As grid operators reacted, however, voltages on the power lines increased above acceptable limits, and power plants automatically disconnected in a cascading event. In less than two minutes around noon, about 60 million people across Spain and Portugal lost power in an outage that lasted 12 to 16 hours.
A new open-source tool developed at WSU helped Iberian blackout investigators uncover the likely source of the first oscillation that originated in Spain.
Using a new open-source tool developed at WSU that uses measurements with a slower reporting rate to detect faster oscillations, the Iberian blackout investigators helped uncover the likely source of the first oscillation that originated in Spain.
“That was exciting because we developed this tool just two years ago,” Venkatasubramanian said.

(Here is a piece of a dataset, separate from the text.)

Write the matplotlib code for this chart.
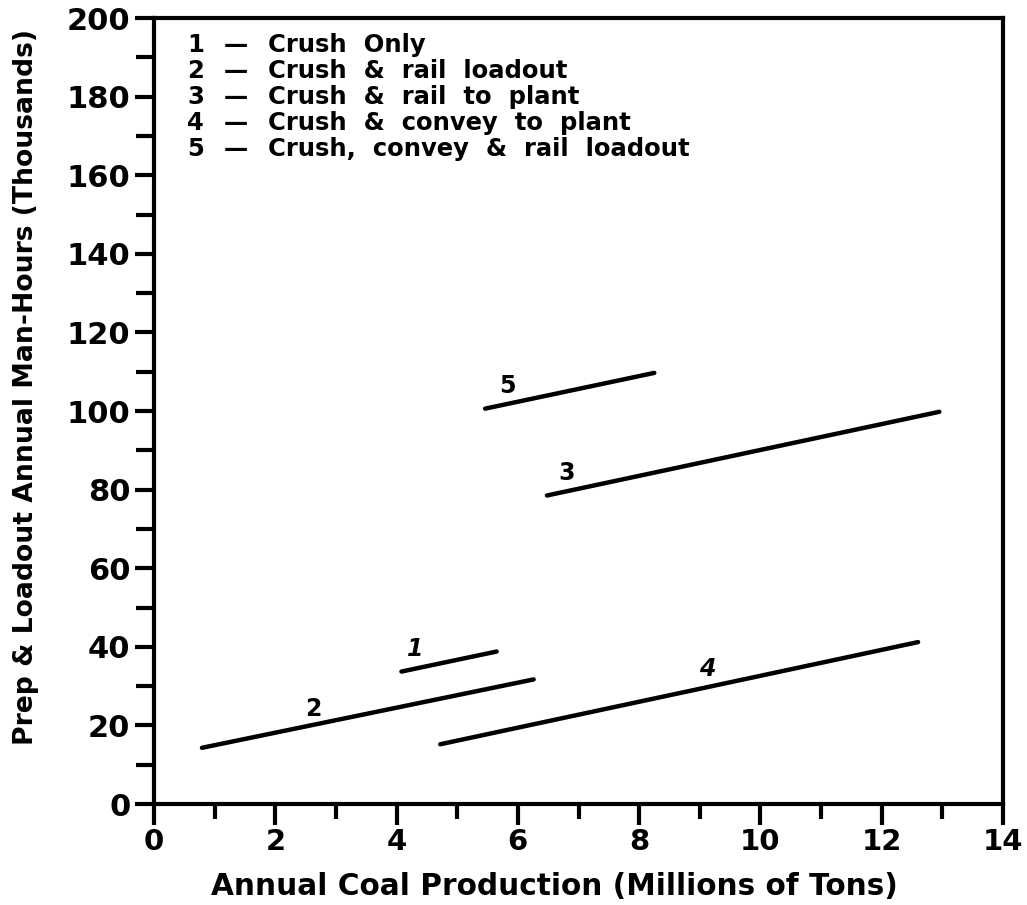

Oscillations remain a challenge for the power grid. The researchers have developed controls intended to dampen them, but they don’t fully understand why those actions don’t always work.
The U.S. has strict regulations and a more robust system than many other countries, but there have been oscillation events here, which are warnings for the system. In recent years, power grid operators have been planning for and seeing significant changes in the grid’s management. The cost of renewable energy production has dropped dramatically so that solar and wind power are now the cheapest and often the most attractive ways to produce electricity. Renewables provide variable amounts of energy during the day and are often distributed around a region instead of being centralized. At the same time, climate change, extreme weather events, and the growth of AI and data centers add to power grid challenges. Meanwhile, the system remains hampered by the lack of transmission support.
“Because of economic and societal issues, it’s very difficult to build new transmission lines in the U.S., and that is stressing the system more and more,” said Venkatasubramanian. “It is requiring us to become smart in how we use the existing resources to serve this growing demand.”
Venkatasubramanian’s group is developing open-source planning tools for modeling and analyzing the complexities and uncertainties that come about from the use of renewables and from extreme weather events.
“As we think about the future when we do have more renewables dominating the power generation, it is important that we pay attention to these control requirements,” he said. “We should periodically check to make sure that the controls don’t lead to oscillations. Even for us here in North America, we have to start taking these seriously and put in place the controls that we need to keep the system well-behaved going into the future.”